Pierre Ronsanvallon : « La nation est redevenue un terme important »

Pierre Rosanvallon

Pourquoi et en quels termes parler, aujourd'hui, de la nation ? Nous avons posé la question à Pierre Rosanvallon, historien et penseur politique, qui a récemment présenté à Prague une conférence sur l'avenir de la nation.

« La nation est redevenue un terme important. Si l'on regarde tous les débats politiques et sociaux des années 1960 - 1970, presque personne ne parlait de la nation. On ne parlait de la nation qu'associée à l'histoire ancienne. Alors qu'aujourd'hui on voit que la nation redevient une question d'actualité. Pourquoi ? Eh bien tout simplement parce que dans un monde dans lequel la mondialisation prend une place de plus en plus grande, chacun a le sentiment qu'il doit être rassuré, protégé. Et donc, le retour de la question de la nation correspond à une demande de protection, à une demande d'identité, dans un monde qui semble à la fois déchiré et dans un monde qui est de plus en plus ouvert et qui est de moins en moins, disons, assuré ».

Comment peut-on définir, aujourd'hui, la nation ?

« Je dirais qu'une nation, c'est une communauté sociale, culturelle et politique. Mais au fond, il y a un peu deux définitions de la nation qui s'affrontent. On peut penser que la nation, c'est simplement le fait d'avoir une même origine, le fait de parler la même langue, le fait de partager une culture et une tradition. Mais en fait, la nation, c'est plus que cela. La nation, c'est faire aussi une communauté citoyenne. Donc, la nation est indissociable de la démocratie. Et la nation, c'est aussi faire corps ensemble, être solidaire. Et en ce sens, la nation est indissociable à mes yeux d'un Etat providence, d'une forme de redistribution, d'organisation de la solidarité sociale.
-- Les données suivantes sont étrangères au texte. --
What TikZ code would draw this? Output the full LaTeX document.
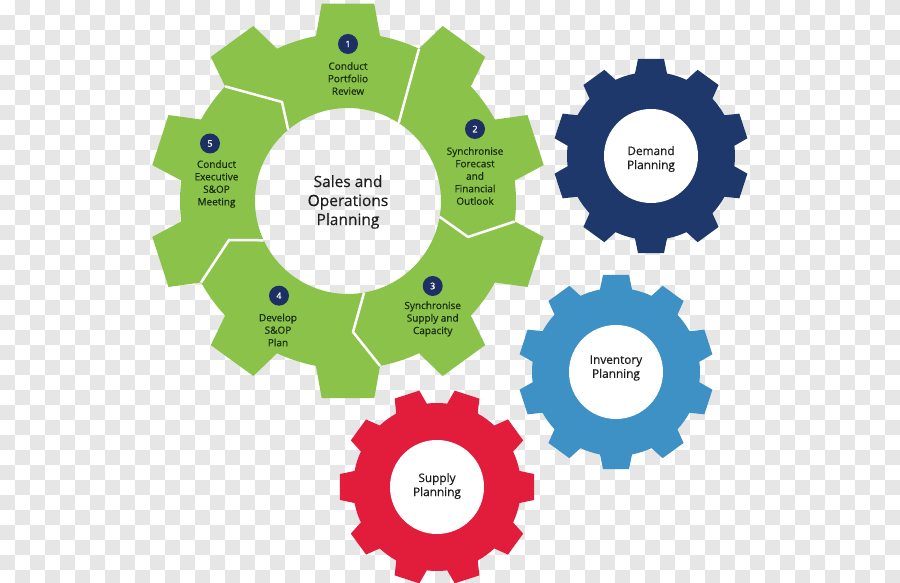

Il serait très dangereux de se contenter de réduire la nation à une simple dimension ethnique ou culturelle. Cela n'est que l'ombre ou la caricature de la nation. Ce qui a fait la force de la nation du milieu du XIXe au milieu du XXe siècle, c'est bien plutôt d'être un espace d'expérience de la démocratie, un espace d'expérience de la solidarité. La nation, c'est une expérience partagée. La nation, c'est une expérience de communauté politique, une expérience de communauté sociale. Bien sûr, il y a une dimension culturelle. Mais il faut que cette dimension culturelle aille avec ces deux autres dimensions ».